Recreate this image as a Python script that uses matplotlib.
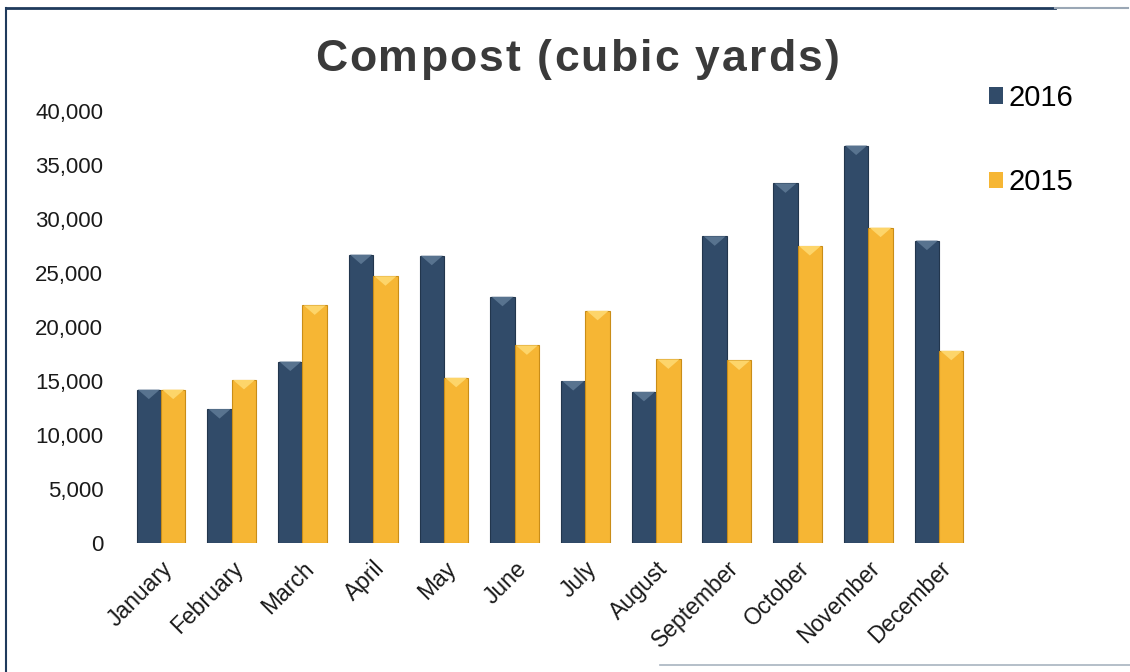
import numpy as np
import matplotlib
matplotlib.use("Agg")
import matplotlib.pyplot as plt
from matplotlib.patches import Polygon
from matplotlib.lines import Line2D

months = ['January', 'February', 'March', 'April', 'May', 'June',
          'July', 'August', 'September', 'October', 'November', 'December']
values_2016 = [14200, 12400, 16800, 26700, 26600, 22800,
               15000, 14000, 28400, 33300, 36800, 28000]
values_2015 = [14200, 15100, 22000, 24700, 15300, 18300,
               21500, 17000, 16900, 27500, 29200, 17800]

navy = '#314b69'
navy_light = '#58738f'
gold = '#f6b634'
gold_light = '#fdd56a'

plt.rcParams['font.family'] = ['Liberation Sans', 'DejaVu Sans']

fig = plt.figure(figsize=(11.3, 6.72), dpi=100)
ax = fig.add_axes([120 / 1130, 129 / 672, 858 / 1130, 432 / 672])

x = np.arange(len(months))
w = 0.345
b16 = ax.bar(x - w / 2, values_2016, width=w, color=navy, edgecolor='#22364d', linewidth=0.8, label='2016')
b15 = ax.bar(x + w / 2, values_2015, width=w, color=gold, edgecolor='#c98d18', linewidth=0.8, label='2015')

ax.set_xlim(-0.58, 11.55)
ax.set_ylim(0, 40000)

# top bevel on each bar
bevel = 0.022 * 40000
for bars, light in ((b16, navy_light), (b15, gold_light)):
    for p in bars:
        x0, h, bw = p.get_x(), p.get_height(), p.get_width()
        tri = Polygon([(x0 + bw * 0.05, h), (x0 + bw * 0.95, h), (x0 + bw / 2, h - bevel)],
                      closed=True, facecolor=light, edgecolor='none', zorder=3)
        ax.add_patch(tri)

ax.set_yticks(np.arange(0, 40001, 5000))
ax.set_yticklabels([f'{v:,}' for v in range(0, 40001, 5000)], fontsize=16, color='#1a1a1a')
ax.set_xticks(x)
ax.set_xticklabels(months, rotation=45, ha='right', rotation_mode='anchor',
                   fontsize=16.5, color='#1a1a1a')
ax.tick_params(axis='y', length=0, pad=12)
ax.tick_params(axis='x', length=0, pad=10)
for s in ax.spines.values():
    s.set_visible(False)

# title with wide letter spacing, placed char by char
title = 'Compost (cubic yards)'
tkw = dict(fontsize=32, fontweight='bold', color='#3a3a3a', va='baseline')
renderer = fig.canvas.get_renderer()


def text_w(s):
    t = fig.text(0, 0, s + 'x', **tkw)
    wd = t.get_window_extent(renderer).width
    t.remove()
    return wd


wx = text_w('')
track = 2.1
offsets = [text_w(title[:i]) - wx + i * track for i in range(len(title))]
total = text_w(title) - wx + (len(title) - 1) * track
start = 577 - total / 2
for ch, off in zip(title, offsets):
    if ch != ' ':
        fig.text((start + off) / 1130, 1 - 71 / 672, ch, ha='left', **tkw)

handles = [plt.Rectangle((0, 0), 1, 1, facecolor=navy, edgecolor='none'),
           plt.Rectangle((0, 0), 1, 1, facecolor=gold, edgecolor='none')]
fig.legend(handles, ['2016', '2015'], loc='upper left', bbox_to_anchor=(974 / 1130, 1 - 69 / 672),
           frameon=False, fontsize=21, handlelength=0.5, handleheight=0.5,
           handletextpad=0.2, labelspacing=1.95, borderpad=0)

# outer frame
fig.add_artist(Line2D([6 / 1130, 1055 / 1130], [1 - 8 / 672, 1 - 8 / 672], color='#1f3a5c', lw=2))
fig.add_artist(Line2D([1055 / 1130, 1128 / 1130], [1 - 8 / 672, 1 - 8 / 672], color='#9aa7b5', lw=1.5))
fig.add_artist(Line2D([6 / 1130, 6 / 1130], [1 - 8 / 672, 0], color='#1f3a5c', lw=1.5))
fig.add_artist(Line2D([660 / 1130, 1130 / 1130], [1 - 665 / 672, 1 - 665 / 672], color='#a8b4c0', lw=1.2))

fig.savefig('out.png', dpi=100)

Your task: Transcribe the listing in full. Omit the pictures and keep every line exact.

Task solution:
Recreate this image as a Python script that uses matplotlib.
import numpy as np
import matplotlib
matplotlib.use("Agg")
import matplotlib.pyplot as plt
from matplotlib.patches import Polygon
from matplotlib.lines import Line2D

months = ['January', 'February', 'March', 'April', 'May', 'June',
          'July', 'August', 'September', 'October', 'November', 'December']
values_2016 = [14200, 12400, 16800, 26700, 26600, 22800,
               15000, 14000, 28400, 33300, 36800, 28000]
values_2015 = [14200, 15100, 22000, 24700, 15300, 18300,
               21500, 17000, 16900, 27500, 29200, 17800]

navy = '#314b69'
navy_light = '#58738f'
gold = '#f6b634'
gold_light = '#fdd56a'

plt.rcParams['font.family'] = ['Liberation Sans', 'DejaVu Sans']

fig = plt.figure(figsize=(11.3, 6.72), dpi=100)
ax = fig.add_axes([120 / 1130, 129 / 672, 858 / 1130, 432 / 672])

x = np.arange(len(months))
w = 0.345
b16 = ax.bar(x - w / 2, values_2016, width=w, color=navy, edgecolor='#22364d', linewidth=0.8, label='2016')
b15 = ax.bar(x + w / 2, values_2015, width=w, color=gold, edgecolor='#c98d18', linewidth=0.8, label='2015')

ax.set_xlim(-0.58, 11.55)
ax.set_ylim(0, 40000)

# top bevel on each bar
bevel = 0.022 * 40000
for bars, light in ((b16, navy_light), (b15, gold_light)):
    for p in bars:
        x0, h, bw = p.get_x(), p.get_height(), p.get_width()
        tri = Polygon([(x0 + bw * 0.05, h), (x0 + bw * 0.95, h), (x0 + bw / 2, h - bevel)],
                      closed=True, facecolor=light, edgecolor='none', zorder=3)
        ax.add_patch(tri)

ax.set_yticks(np.arange(0, 40001, 5000))
ax.set_yticklabels([f'{v:,}' for v in range(0, 40001, 5000)], fontsize=16, color='#1a1a1a')
ax.set_xticks(x)
ax.set_xticklabels(months, rotation=45, ha='right', rotation_mode='anchor',
                   fontsize=16.5, color='#1a1a1a')
ax.tick_params(axis='y', length=0, pad=12)
ax.tick_params(axis='x', length=0, pad=10)
for s in ax.spines.values():
    s.set_visible(False)

# title with wide letter spacing, placed char by char
title = 'Compost (cubic yards)'
tkw = dict(fontsize=32, fontweight='bold', color='#3a3a3a', va='baseline')
renderer = fig.canvas.get_renderer()


def text_w(s):
    t = fig.text(0, 0, s + 'x', **tkw)
    wd = t.get_window_extent(renderer).width
    t.remove()
    return wd


wx = text_w('')
track = 2.1
offsets = [text_w(title[:i]) - wx + i * track for i in range(len(title))]
total = text_w(title) - wx + (len(title) - 1) * track
start = 577 - total / 2
for ch, off in zip(title, offsets):
    if ch != ' ':
        fig.text((start + off) / 1130, 1 - 71 / 672, ch, ha='left', **tkw)

handles = [plt.Rectangle((0, 0), 1, 1, facecolor=navy, edgecolor='none'),
           plt.Rectangle((0, 0), 1, 1, facecolor=gold, edgecolor='none')]
fig.legend(handles, ['2016', '2015'], loc='upper left', bbox_to_anchor=(974 / 1130, 1 - 69 / 672),
           frameon=False, fontsize=21, handlelength=0.5, handleheight=0.5,
           handletextpad=0.2, labelspacing=1.95, borderpad=0)

# outer frame
fig.add_artist(Line2D([6 / 1130, 1055 / 1130], [1 - 8 / 672, 1 - 8 / 672], color='#1f3a5c', lw=2))
fig.add_artist(Line2D([1055 / 1130, 1128 / 1130], [1 - 8 / 672, 1 - 8 / 672], color='#9aa7b5', lw=1.5))
fig.add_artist(Line2D([6 / 1130, 6 / 1130], [1 - 8 / 672, 0], color='#1f3a5c', lw=1.5))
fig.add_artist(Line2D([660 / 1130, 1130 / 1130], [1 - 665 / 672, 1 - 665 / 672], color='#a8b4c0', lw=1.2))

fig.savefig('out.png', dpi=100)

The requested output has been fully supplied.